Saudi Aramco has awarded 34 contracts worth a total of US$18 billion to boost the oil production capacity of two fields by 550,000 bpd, in order to sustain its 12-million-bpd production capacity by the early 2020s.
Saudi Arabia’s oil giant plans to increase the production capacity of the offshore Marjan and Berri fields by 550,000 bpd and by 2.5 billion standard cubic feet a day (bscfd) of gas, the company said in a statement.
Under the plans to raise production capacity at the two fields, Saudi Arabia aims to have production at the offshore Marjan field increase by 300,000 bpd of Arabian Medium Crude Oil, while output at the offshore Berri field will rise by 250,000 bpd of Arabian Light Crude—for a total of 550,000 bpd increase in oil production capacity that is set to replace production capacity lost from ageing oilfields.

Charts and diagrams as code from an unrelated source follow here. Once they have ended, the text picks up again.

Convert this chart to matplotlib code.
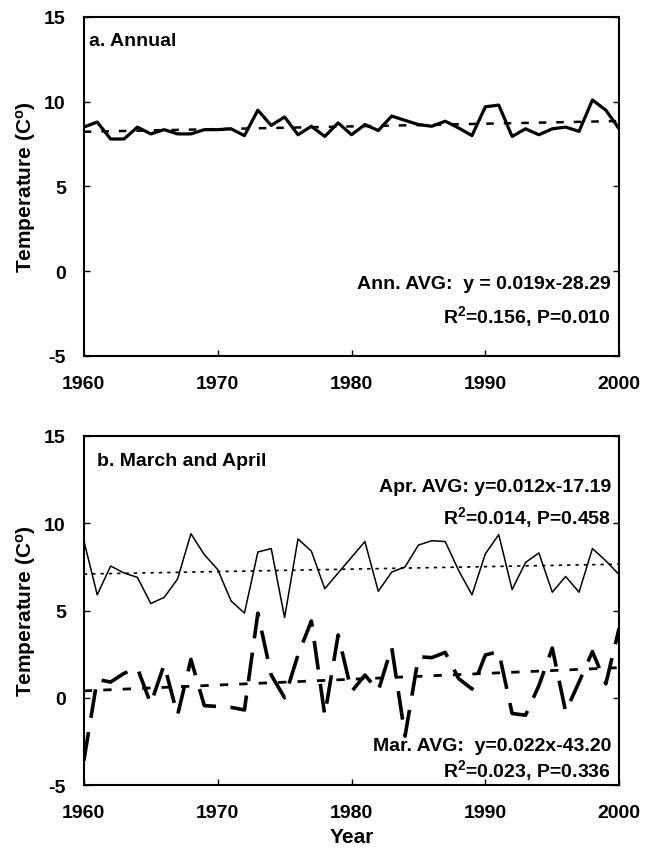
import numpy as np
import matplotlib
matplotlib.use('Agg')
from matplotlib import pyplot as plt

plt.rcParams['font.family'] = ['Liberation Sans', 'DejaVu Sans']
plt.rcParams['font.weight'] = 'bold'
plt.rcParams['axes.labelweight'] = 'bold'
plt.rcParams['axes.unicode_minus'] = False
plt.rcParams['mathtext.fontset'] = 'custom'
plt.rcParams['mathtext.rm'] = 'Liberation Sans:bold'
plt.rcParams['mathtext.default'] = 'rm'

# data
years = np.arange(1960, 2001)
annual = [8.5, 8.8, 7.8, 7.8, 8.5, 8.1, 8.35, 8.1, 8.1, 8.35,
          8.35, 8.4, 8.0, 9.5, 8.6, 9.1, 8.05, 8.55, 7.95, 8.75,
          8.05, 8.65, 8.3, 9.15, 8.9, 8.65, 8.55, 8.85, 8.45, 8.0,
          9.7, 9.8, 7.95, 8.4, 8.05, 8.4, 8.5, 8.25, 10.1, 9.5, 8.4]
april = [9.0, 5.9, 7.55, 7.15, 6.9, 5.4, 5.75, 6.8, 9.4, 8.2,
         7.35, 5.55, 4.85, 8.35, 8.55, 4.6, 9.1, 8.4, 6.25, 7.15,
         8.05, 8.95, 6.1, 7.2, 7.5, 8.75, 9.0, 8.95, 7.3, 5.9,
         8.25, 9.35, 6.2, 7.75, 8.3, 6.05, 6.95, 6.05, 8.55, 7.85, 7.05]
march = [-3.6, 1.05, 0.9, 1.4, 1.7, -0.35, 1.9, -1.0, 2.2, -0.45,
         -0.5, -0.55, -0.7, 4.85, 1.3, 0.0, 2.45, 4.4, -1.0, 3.6,
         0.35, 1.3, 0.4, 2.9, -2.2, 2.35, 2.3, 2.6, 1.1, 0.5,
         2.45, 2.65, -0.9, -1.0, 0.7, 2.85, -0.8, 0.9, 2.65, 0.8, 4.0]

ann_txt = ['Ann. AVG:  y = 0.019x-28.29', r'R$^2$=0.156, P=0.010']
apr_txt = ['Apr. AVG: y=0.012x-17.19', r'R$^2$=0.014, P=0.458']
mar_txt = ['Mar. AVG:  y=0.022x-43.20', r'R$^2$=0.023, P=0.336']

xticks = [1960, 1970, 1980, 1990, 2000]
yticks = [-5, 0, 5, 10, 15]


def trend(y):
    k, b = np.polyfit(years, y, 1)
    return k * years + b


def style(ax):
    ax.set_xlim(1960, 2000)
    ax.set_ylim(-5, 15)
    ax.set_xticks(xticks)
    ax.set_yticks(yticks)
    ax.tick_params(direction='in', length=4, width=1, labelsize=14,
                   right=True)
    ax.tick_params(axis='y', pad=13)
    ax.tick_params(axis='x', pad=14)
    for s in ax.spines.values():
        s.set_linewidth(1.5)
    ax.set_ylabel(r'Temperature (C$^{\rm o}$)', fontsize=15, labelpad=4)


fig = plt.figure(figsize=(6.45, 8.54), dpi=100)

# panel a
ax1 = fig.add_axes([0.130, 0.582, 0.830, 0.397])
ax1.plot(years, annual, color='black', lw=2.3)
ax1.plot(years, trend(annual), color='black', lw=1.8, dashes=(3, 4))
style(ax1)
ax1.text(0.01, 0.93, 'a. Annual', transform=ax1.transAxes, fontsize=14,
         va='center')
ax1.text(0.985, 0.215, ann_txt[0], transform=ax1.transAxes, fontsize=14,
         ha='right', va='center')
ax1.text(0.985, 0.12, ann_txt[1], transform=ax1.transAxes, fontsize=14,
         ha='right', va='center')

# panel b
ax2 = fig.add_axes([0.130, 0.0796, 0.830, 0.4087])
ax2.plot(years, april, color='black', lw=1.1)
ax2.plot(years, trend(april), color='black', lw=1.2, dashes=(2, 3))
ax2.plot(years, march, color='black', lw=2.6, dashes=(8, 4))
ax2.plot(years, trend(march), color='black', lw=2.0, dashes=(3, 4))
style(ax2)
ax2.set_xlabel('Year', fontsize=15, labelpad=4)
ax2.text(0.025, 0.93, 'b. March and April', transform=ax2.transAxes,
         fontsize=14, va='center')
ax2.text(0.985, 0.855, apr_txt[0], transform=ax2.transAxes, fontsize=14,
         ha='right', va='center')
ax2.text(0.985, 0.77, apr_txt[1], transform=ax2.transAxes, fontsize=14,
         ha='right', va='center')
ax2.text(0.985, 0.113, mar_txt[0], transform=ax2.transAxes, fontsize=14,
         ha='right', va='center')
ax2.text(0.985, 0.045, mar_txt[1], transform=ax2.transAxes, fontsize=14,
         ha='right', va='center')

plt.savefig('out.png', dpi=100)
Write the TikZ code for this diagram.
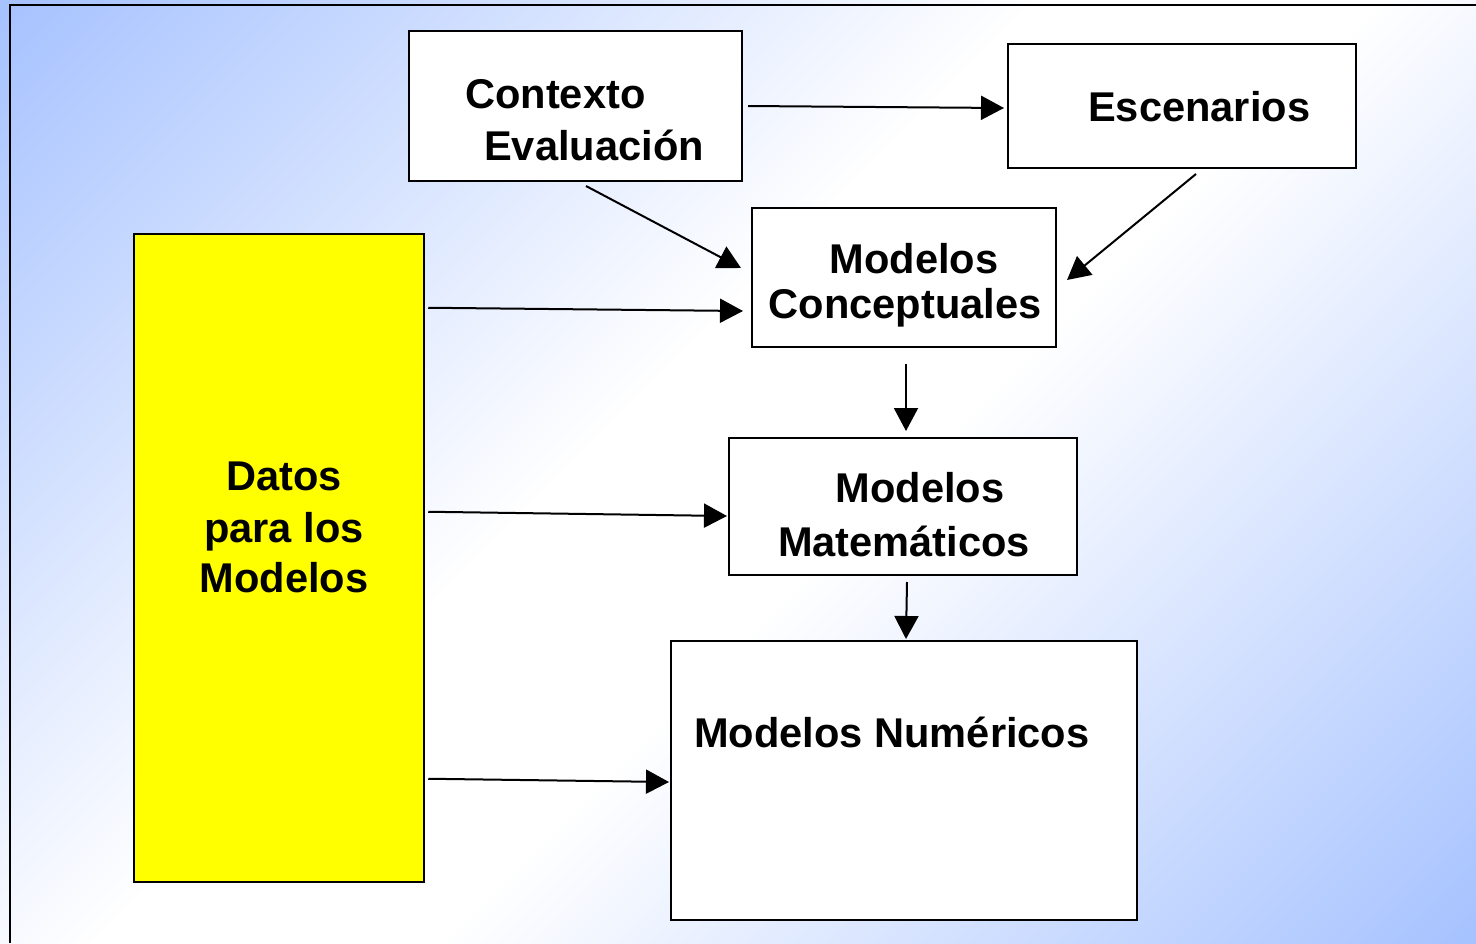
\documentclass[tikz,border=0pt]{standalone}
\usepackage{fontspec}
\setmainfont{Liberation Sans}
\usetikzlibrary{arrows.meta,calc,positioning}
\definecolor{fondoazul}{RGB}{166,194,255}
\definecolor{amarillo}{RGB}{255,255,0}
\pgfdeclarehorizontalshading{fondodiag}{100bp}{color(0bp)=(fondoazul); color(14.64bp)=(fondoazul);
  color(45bp)=(white); color(55bp)=(white); color(85.36bp)=(fondoazul); color(100bp)=(fondoazul)}
\tikzset{
  caja/.style={draw=black, line width=2pt, fill=white, inner sep=0pt},
  texto/.style={inner sep=0pt, font=\bfseries\fontsize{41.6}{50}\selectfont},
  flecha/.style={line width=2pt, -{Triangle[length=23pt,width=24pt]}}
}

\begin{document}
\begin{tikzpicture}[x=1pt,y=-1pt]
\useasboundingbox (0,0) rectangle (1476,943);
\shade[shading=fondodiag, shading angle=-45] (0,0) rectangle (1476,943);
\draw[line width=2.5pt] (10,943) -- (10,5) -- (1476,5);

% cajas
\node[caja, minimum width=333, minimum height=150] (ctx) at (575.5,106) {};
\node[caja, minimum width=348, minimum height=124] (esc) at (1182,106) {};
\node[caja, minimum width=304, minimum height=139] (concep) at (904,277.5) {};
\node[caja, minimum width=348, minimum height=137] (mat) at (903,506.5) {};
\node[caja, minimum width=466, minimum height=279] (num) at (904,780.5) {};
\node[caja, fill=amarillo, line width=2.5pt, minimum width=290, minimum height=648] (datos) at (279,558) {};

% textos
\node[texto, anchor=base west] (ctxA) at (465,108) {Contexto};
\node[texto, anchor=base west] (ctxB) at (484,160) {Evaluación};
\node[texto, anchor=base west] (escA) at (1088,121) {Escenarios};
\node[texto, anchor=base] (concepA) at (914,273) {Modelos};
\node[texto, anchor=base] (concepB) at (905,318) {Conceptuales};
\node[texto, anchor=base] (matA) at (920,502) {Modelos};
\node[texto, anchor=base] (matB) at (904,556) {Matemáticos};
\node[texto, anchor=base west] (numA) at (694,747) {Modelos Numéricos};
\node[texto, anchor=base] (datosA) at (284,490) {Datos};
\node[texto, anchor=base] (datosB) at (284,542) {para los};
\node[texto, anchor=base] (datosC) at (284,592) {Modelos};

% flechas
\draw[flecha] ($(ctx.east)+(5,0)$) -- ($(esc.west)+(-3,2)$);
\draw[flecha] ($(ctx.south)+(10.5,4)$) -- ($(concep.west)+(-10,-9.5)$);
\draw[flecha] ($(esc.south)+(14,5)$) -- ($(concep.east)+(10,2.5)$);
\draw[flecha] ($(datos.north east)+(3,75)$) -- ($(concep.west)+(-8,33.5)$);
\draw[flecha] ($(concep.south)+(2,16)$) -- ($(mat.north)+(3,-6)$);
\draw[flecha] ($(datos.north east)+(3,279)$) -- ($(mat.west)+(-1,9.5)$);
\draw[flecha] ($(mat.south)+(4,6)$) -- ($(num.north)+(2,-1)$);
\draw[flecha] ($(datos.north east)+(3,546)$) -- ($(num.west)+(-1,1.5)$);
\end{tikzpicture}
\end{document}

“These two programs will significantly enhance Saudi Aramco’s oil production and gas processing capabilities, both strengthening our position as the leading integrated energy supplier and meeting growing long-term demand for petroleum,” Amin Nasser, president and chief executive at Saudi Aramco, said.
Sixteen Saudi and international companies were awarded contracts for engineering, supply, and construction at the two fields, with Saudi firms accounting for 50 percent of the awarded contracts.
Last September, Saudi Aramco awarded to Baker Hughes the first integrated services contract for capacity expansion of its large offshore Marjan oilfield, the Saudi firm’s biggest upstream development for 2018 and the first of three planned major offshore expansions.
Also in September 2018, Aramco awarded a contract to China Harbour Engineering Arabia to build two man-made drilling islands to support the Berri field production capacity islands, as part of the plan to increase production at the field.
Saudi Aramco’s Berri Increment Program (BIP) targets to double crude oil production from the Berri oilfield by 250,000 bpd to reach 500,000 bpd, to maintain Saudi Aramco’s maximum sustained capacity by early 2023, the company says.